Naar aanleiding van een bijdrage over Vlaams bijgeloof in het werk van Ernest Claes' in het tijdschrift ‘Volkskunde’ werd door de auteur als originele bezweringsformule geciteerd, ‘tegen weerwolf, heksen en spoken’, de tekst die voorkomt in Het Spel van De Profundis. Ook anderen zijn | |
[pagina 322]
| |
geneigd, deze formule te beschouwen als waarachtig volks erfgoed, en in de kern is ze dat wel degelijk. Maar hier blijkt juist het geniale bij Claes: deze schijnbaar door hem uit de volksmond genoteerde bezwering werd door hem integraal, uit eigen verbeelding en naar eigen vorm samengesteld! Zo uitmuntend evenwel, dat menig volkskundige er zich liet aan vangen! Aldus wordt duidelijk wat wij bedoelen met onze stelling, dat Ernest Claes, zelfs bij het zogenaamd beschrijven van het volksleven, een waarachtig scheppende kunst leverde. Wat méér is: hij beïnvloedde rechtstreeks het volksleven, want te Veerle heeft een in de bossen levende Kempenaar die formule van buiten geleerd en zegt ze nu op als... duivelbezwering!
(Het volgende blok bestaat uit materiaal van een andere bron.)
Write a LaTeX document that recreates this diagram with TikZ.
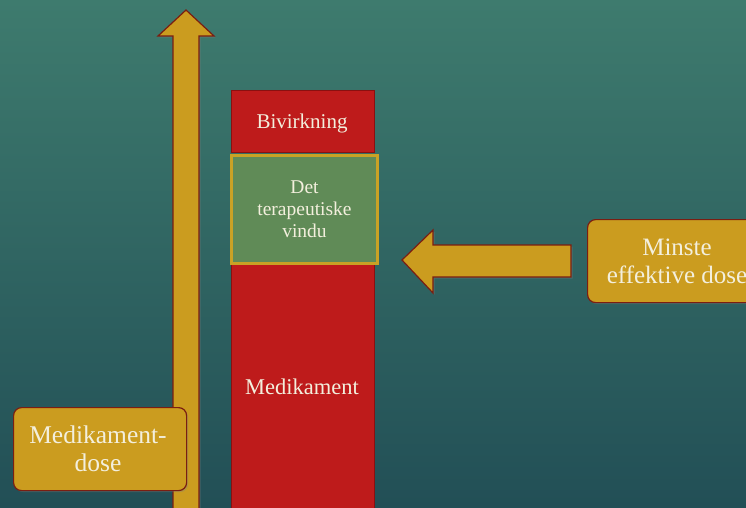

Met Zichem als vertrekpunt, werd Claes weldra de zanger van de Kempen, vooral zoals deze was op het einde van de vorige eeuw. Geen historische noch economische studie zou op dezelfde wijze de geest van dat oude Kempenland kunnen weergeven, zoals Claes dat in zijn verhalen heeft gedaan. Nochtans, zijn Kempenland is het onze niet meer. De industriële uitbreiding, de alleszins verheugende stijging van de levensstandaard, een ruimer contact met hetgeen buiten de schaduw van de kerktorens ligt, de geleidelijke ofschoon nog veel te trage culturele en intellectuele vorming, dit alles heeft het gelaat van de Kempen grondig gewijzigd. En het blijft nog slechts bij een aanvang. In de jeugd van Ernest Claes was het leven in die uithoek van Brabant uiterst zwaar. De mensen van die tijd werden ruw en zonder liefkozingen grootgebracht. Ze kregen slagen thuis en op school, | |
[pagina 323]
| |
moesten vroegtijdig aan het werk en leefden van die stond af in de zekerheid, dat hun armoede nooit een einde zou nemen. Maar ze aanvaardden die toestand met gelatenheid. Door het weinige verkeer dat ze hadden met vreemdelingen, was de dorpsgemeenschap stevig saamgesmeed. Ze waren volledig op elkaar ingesteld en uit die samenloop van omstandigheden zijn dan de ‘volkstypes’ ontstaan. Van een echt dorpsleven, een echte buurtgemeenschap, is niet veel spraak meer. Zelfs de familiebanden worden langzaamaan steeds losser. Er ontstaan geen types meer en er wordt niet meer verteld. Wat zou men nog te vertellen hebben?